Exactly repeat all the records below, omitting the images they hold.

━━━━━ Data extract ━━━━━

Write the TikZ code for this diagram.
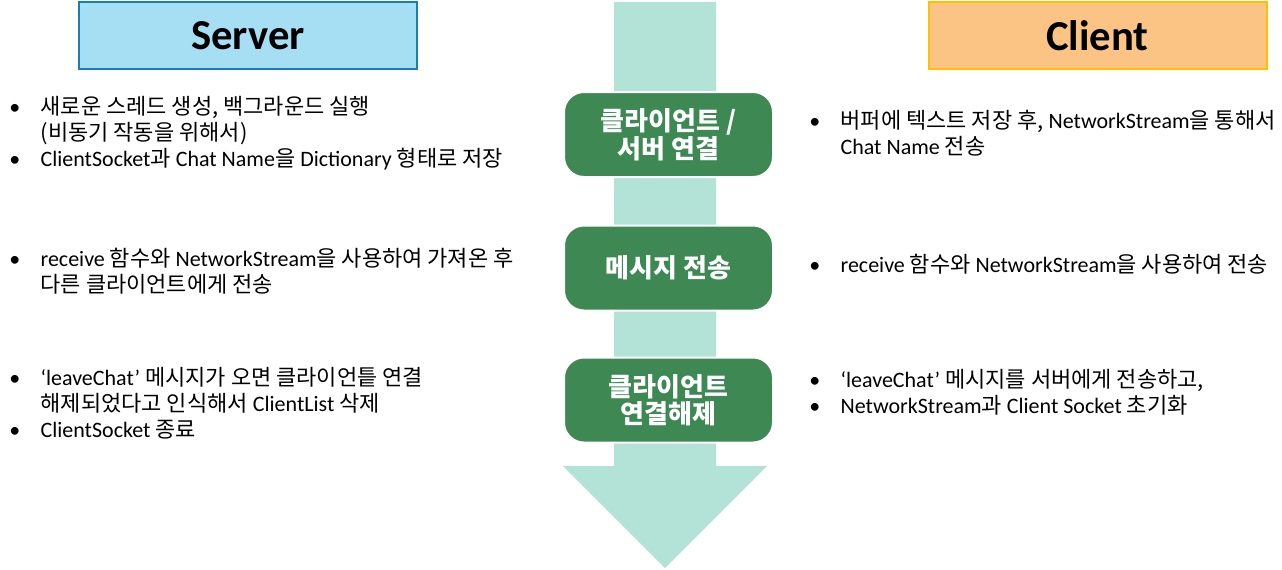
\documentclass[tikz,border=0pt]{standalone}
\usepackage{fontspec}
\setmainfont{Carlito}
\newfontfamily\kr{Noto Sans CJK KR}
\newcommand\ko[1]{{\kr #1}}
\newcommand\bl{\makebox[23.5pt][l]{\textbullet}}
\newcommand\ind{\hspace*{23.5pt}}

\definecolor{srvfill}{HTML}{A6DEF4}
\definecolor{srvline}{HTML}{1B7DB0}
\definecolor{clifill}{HTML}{FCC484}
\definecolor{cliline}{HTML}{FFC000}
\definecolor{stagegreen}{HTML}{3E8853}
\definecolor{flowmint}{HTML}{B3E3D6}

\begin{document}
\begin{tikzpicture}[x=0.75pt, y=-0.75pt,
    hdr/.style={draw, line width=1.5pt, minimum width=253.5pt, minimum height=50.25pt,
      inner sep=0pt, font=\bfseries\fontsize{32}{38}\selectfont},
    stage/.style={fill=stagegreen, draw=white, line width=1.5pt, rounded corners=15pt,
      minimum width=156.75pt, minimum height=63.75pt, align=center, text=white,
      font=\kr\bfseries\fontsize{19.5}{20}\selectfont},
    txt/.style={anchor=base west, align=left, inner sep=0pt,
      font=\fontsize{16.5}{19.5}\selectfont}]
  \useasboundingbox (0,0) rectangle (1282,569);

  % ---------------- flow arrow ----------------
  \fill[flowmint] (614,2) -- (716,2) -- (716,466) -- (767,466) -- (665,568)
    -- (563,466) -- (614,466) -- cycle;

  % ---------------- headers ----------------
  \node[hdr, fill=srvfill, draw=srvline] (server) at (248,35.5) {Server};
  \node[hdr, fill=clifill, draw=cliline] (client) at (1097.5,35.5) {Client};

  % ---------------- stages ----------------
  \node[stage] (connect) at (668.5,134.5) {클라이언트 /\\서버 연결};
  \node[stage] (message) at (668.5,268) {메시지 전송};
  \node[stage] (leave) at (668.5,400) {클라이언트\\연결해제};

  % ---------------- server side (anchored at last baseline) ----------------
  \node[txt] (srvconnect) at (9,166) {\bl\ko{새로운 스레드 생성, 백그라운드 실행}\\
    \ind\ko{(비동기 작동을 위해서)}\\
    \bl ClientSocket\ko{과} Chat Name\ko{을} Dictionary \ko{형태로 저장}};
  \node[txt] (srvmessage) at (9,292) {\bl receive \ko{함수와} NetworkStream\ko{을 사용하여 가져온 후}\\
    \ind\ko{다른 클라이언트에게 전송}};
  \node[txt] (srvleave) at (9,437) {\bl‘leaveChat’ \ko{메시지가 오면 클라이언틑 연결}\\
    \ind\ko{해제되었다고 인식해서} ClientList \ko{삭제}\\
    \bl ClientSocket \ko{종료}};

  % ---------------- client side ----------------
  \node[txt] (cliconnect) at (809,154) {\bl\ko{버퍼에 텍스트 저장 후,} NetworkStream\ko{을 통해서}\\
    \ind Chat Name \ko{전송}};
  \node[txt] (climessage) at (809,272) {\bl receive \ko{함수와} NetworkStream\ko{을 사용하여 전송}};
  \node[txt] (clileave) at (809,413) {\bl‘leaveChat’ \ko{메시지를 서버에게 전송하고,}\\
    \bl NetworkStream\ko{과} Client Socket \ko{초기화}};
\end{tikzpicture}
\end{document}
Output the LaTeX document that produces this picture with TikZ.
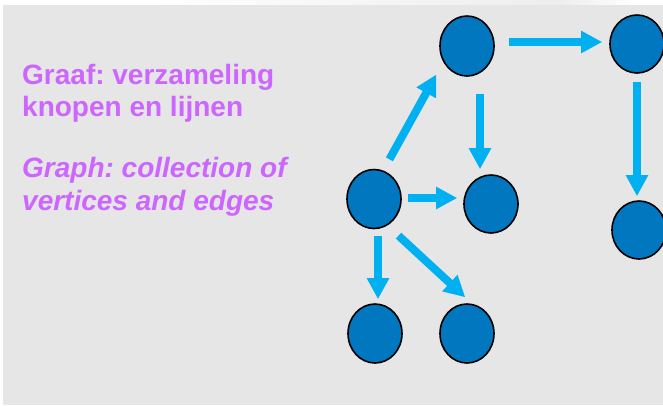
\documentclass[tikz,border=0pt]{standalone}
\usepackage{fontspec}
\setmainfont{Liberation Sans}
\usetikzlibrary{arrows.meta,shapes.geometric}
\frenchspacing
\definecolor{panel}{HTML}{E6E6E6}
\definecolor{vertexfill}{HTML}{0077BE}
\definecolor{edgeblue}{HTML}{00B0F0}
\definecolor{labelpurple}{HTML}{CC66FF}
\tikzset{
  vertex/.style={ellipse, draw=black, line width=1.6pt, fill=vertexfill,
    minimum width=54pt, minimum height=59pt, inner sep=0pt},
  edgearrow/.style={draw=edgeblue, line width=8pt,
    -{Triangle[length=21pt,width=21pt]}},
  caption/.style={text=labelpurple, font=\fontsize{28}{33}\selectfont\bfseries,
    anchor=base west, inner sep=0pt},
  captionit/.style={caption, font=\fontsize{28}{33}\selectfont\bfseries\itshape}
}
\begin{document}
\begin{tikzpicture}[x=1pt,y=-1pt]
  % canvas and grey panel
  \useasboundingbox (0,0) rectangle (663,405);
  \fill[white] (0,0) rectangle (663,405);
  \shade[left color=white, right color=panel!70!white] (150,0) rectangle (560,5);
  \shade[left color=panel!70!white, right color=white] (560,0) rectangle (635,5);
  \fill[panel] (3,5) rectangle (663,405);

  % text
  \node[caption]   (t1) at (22,84)  {Graaf: verzameling};
  \node[caption]   (t2) at (22,116) {knopen en lijnen};
  \node[captionit] (t3) at (22,177) {Graph: collection of};
  \node[captionit] (t4) at (22,210) {vertices and edges};

  % vertices
  \node[vertex, minimum height=60pt] (A) at (467,46)  {};
  \node[vertex, minimum height=58pt] (B) at (637,44)  {};
  \node[vertex, minimum height=58pt] (C) at (639,230) {};
  \node[vertex] (D) at (374,199) {};
  \node[vertex, minimum height=58pt] (E) at (491,204) {};
  \node[vertex] (F) at (375,333.5) {};
  \node[vertex] (G) at (467,333.5) {};

  % edges
  \draw[edgearrow, shorten <=12.7pt, shorten >=14.2pt] (D.72.5) -- (A.214);
  \draw[edgearrow, shorten <=17pt, shorten >=5pt]
    ([xshift=13pt]A.south) -- ([xshift=-11pt]E.north);
  \draw[edgearrow, shorten <=14pt, shorten >=7pt]
    ([yshift=4pt]A.east) -- ([yshift=2pt]B.west);
  \draw[edgearrow, shorten <=8pt, shorten >=4pt]
    (B.south) -- ([xshift=-2pt]C.north);
  \draw[edgearrow, shorten <=6pt, shorten >=6pt]
    ([yshift=1pt]D.east) -- ([yshift=6pt]E.west);
  \draw[edgearrow, shorten <=6.5pt, shorten >=4pt]
    ([xshift=4pt]D.south) -- ([xshift=3pt]F.north);
  \draw[edgearrow, shorten <=15pt, shorten >=9.5pt] (D.297) -- (G.80);
\end{tikzpicture}
\end{document}
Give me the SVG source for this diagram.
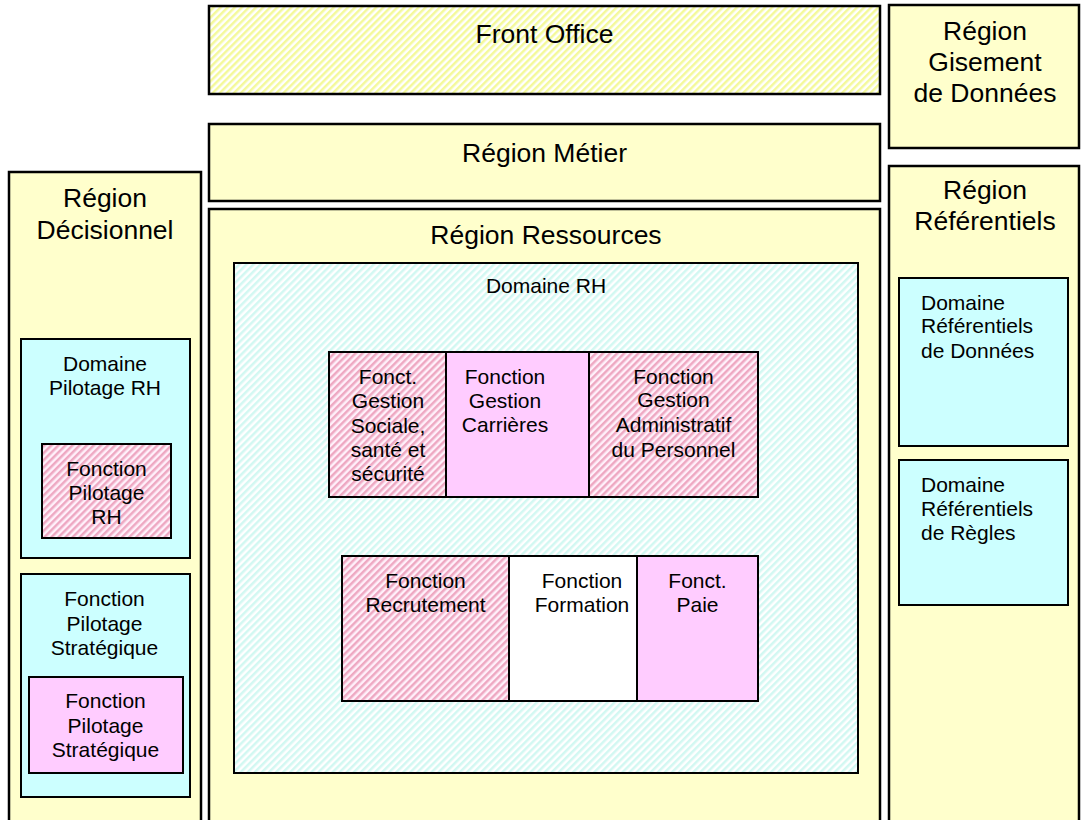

━━━━━

» **Task result**:
Write the TikZ code for this diagram.
\documentclass[tikz,border=0pt]{standalone}
\usepackage{fontspec}
\setmainfont{Carlito}
\newfontfamily\kr{Noto Sans CJK KR}
\newcommand\ko[1]{{\kr #1}}
\newcommand\bl{\makebox[23.5pt][l]{\textbullet}}
\newcommand\ind{\hspace*{23.5pt}}

\definecolor{srvfill}{HTML}{A6DEF4}
\definecolor{srvline}{HTML}{1B7DB0}
\definecolor{clifill}{HTML}{FCC484}
\definecolor{cliline}{HTML}{FFC000}
\definecolor{stagegreen}{HTML}{3E8853}
\definecolor{flowmint}{HTML}{B3E3D6}

\begin{document}
\begin{tikzpicture}[x=0.75pt, y=-0.75pt,
    hdr/.style={draw, line width=1.5pt, minimum width=253.5pt, minimum height=50.25pt,
      inner sep=0pt, font=\bfseries\fontsize{32}{38}\selectfont},
    stage/.style={fill=stagegreen, draw=white, line width=1.5pt, rounded corners=15pt,
      minimum width=156.75pt, minimum height=63.75pt, align=center, text=white,
      font=\kr\bfseries\fontsize{19.5}{20}\selectfont},
    txt/.style={anchor=base west, align=left, inner sep=0pt,
      font=\fontsize{16.5}{19.5}\selectfont}]
  \useasboundingbox (0,0) rectangle (1282,569);

  % ---------------- flow arrow ----------------
  \fill[flowmint] (614,2) -- (716,2) -- (716,466) -- (767,466) -- (665,568)
    -- (563,466) -- (614,466) -- cycle;

  % ---------------- headers ----------------
  \node[hdr, fill=srvfill, draw=srvline] (server) at (248,35.5) {Server};
  \node[hdr, fill=clifill, draw=cliline] (client) at (1097.5,35.5) {Client};

  % ---------------- stages ----------------
  \node[stage] (connect) at (668.5,134.5) {클라이언트 /\\서버 연결};
  \node[stage] (message) at (668.5,268) {메시지 전송};
  \node[stage] (leave) at (668.5,400) {클라이언트\\연결해제};

  % ---------------- server side (anchored at last baseline) ----------------
  \node[txt] (srvconnect) at (9,166) {\bl\ko{새로운 스레드 생성, 백그라운드 실행}\\
    \ind\ko{(비동기 작동을 위해서)}\\
    \bl ClientSocket\ko{과} Chat Name\ko{을} Dictionary \ko{형태로 저장}};
  \node[txt] (srvmessage) at (9,292) {\bl receive \ko{함수와} NetworkStream\ko{을 사용하여 가져온 후}\\
    \ind\ko{다른 클라이언트에게 전송}};
  \node[txt] (srvleave) at (9,437) {\bl‘leaveChat’ \ko{메시지가 오면 클라이언틑 연결}\\
    \ind\ko{해제되었다고 인식해서} ClientList \ko{삭제}\\
    \bl ClientSocket \ko{종료}};

  % ---------------- client side ----------------
  \node[txt] (cliconnect) at (809,154) {\bl\ko{버퍼에 텍스트 저장 후,} NetworkStream\ko{을 통해서}\\
    \ind Chat Name \ko{전송}};
  \node[txt] (climessage) at (809,272) {\bl receive \ko{함수와} NetworkStream\ko{을 사용하여 전송}};
  \node[txt] (clileave) at (809,413) {\bl‘leaveChat’ \ko{메시지를 서버에게 전송하고,}\\
    \bl NetworkStream\ko{과} Client Socket \ko{초기화}};
\end{tikzpicture}
\end{document}
Output the LaTeX document that produces this picture with TikZ.
\documentclass[tikz,border=0pt]{standalone}
\usepackage{fontspec}
\setmainfont{Liberation Sans}
\usetikzlibrary{arrows.meta,shapes.geometric}
\frenchspacing
\definecolor{panel}{HTML}{E6E6E6}
\definecolor{vertexfill}{HTML}{0077BE}
\definecolor{edgeblue}{HTML}{00B0F0}
\definecolor{labelpurple}{HTML}{CC66FF}
\tikzset{
  vertex/.style={ellipse, draw=black, line width=1.6pt, fill=vertexfill,
    minimum width=54pt, minimum height=59pt, inner sep=0pt},
  edgearrow/.style={draw=edgeblue, line width=8pt,
    -{Triangle[length=21pt,width=21pt]}},
  caption/.style={text=labelpurple, font=\fontsize{28}{33}\selectfont\bfseries,
    anchor=base west, inner sep=0pt},
  captionit/.style={caption, font=\fontsize{28}{33}\selectfont\bfseries\itshape}
}
\begin{document}
\begin{tikzpicture}[x=1pt,y=-1pt]
  % canvas and grey panel
  \useasboundingbox (0,0) rectangle (663,405);
  \fill[white] (0,0) rectangle (663,405);
  \shade[left color=white, right color=panel!70!white] (150,0) rectangle (560,5);
  \shade[left color=panel!70!white, right color=white] (560,0) rectangle (635,5);
  \fill[panel] (3,5) rectangle (663,405);

  % text
  \node[caption]   (t1) at (22,84)  {Graaf: verzameling};
  \node[caption]   (t2) at (22,116) {knopen en lijnen};
  \node[captionit] (t3) at (22,177) {Graph: collection of};
  \node[captionit] (t4) at (22,210) {vertices and edges};

  % vertices
  \node[vertex, minimum height=60pt] (A) at (467,46)  {};
  \node[vertex, minimum height=58pt] (B) at (637,44)  {};
  \node[vertex, minimum height=58pt] (C) at (639,230) {};
  \node[vertex] (D) at (374,199) {};
  \node[vertex, minimum height=58pt] (E) at (491,204) {};
  \node[vertex] (F) at (375,333.5) {};
  \node[vertex] (G) at (467,333.5) {};

  % edges
  \draw[edgearrow, shorten <=12.7pt, shorten >=14.2pt] (D.72.5) -- (A.214);
  \draw[edgearrow, shorten <=17pt, shorten >=5pt]
    ([xshift=13pt]A.south) -- ([xshift=-11pt]E.north);
  \draw[edgearrow, shorten <=14pt, shorten >=7pt]
    ([yshift=4pt]A.east) -- ([yshift=2pt]B.west);
  \draw[edgearrow, shorten <=8pt, shorten >=4pt]
    (B.south) -- ([xshift=-2pt]C.north);
  \draw[edgearrow, shorten <=6pt, shorten >=6pt]
    ([yshift=1pt]D.east) -- ([yshift=6pt]E.west);
  \draw[edgearrow, shorten <=6.5pt, shorten >=4pt]
    ([xshift=4pt]D.south) -- ([xshift=3pt]F.north);
  \draw[edgearrow, shorten <=15pt, shorten >=9.5pt] (D.297) -- (G.80);
\end{tikzpicture}
\end{document}
Give me the SVG source for this diagram.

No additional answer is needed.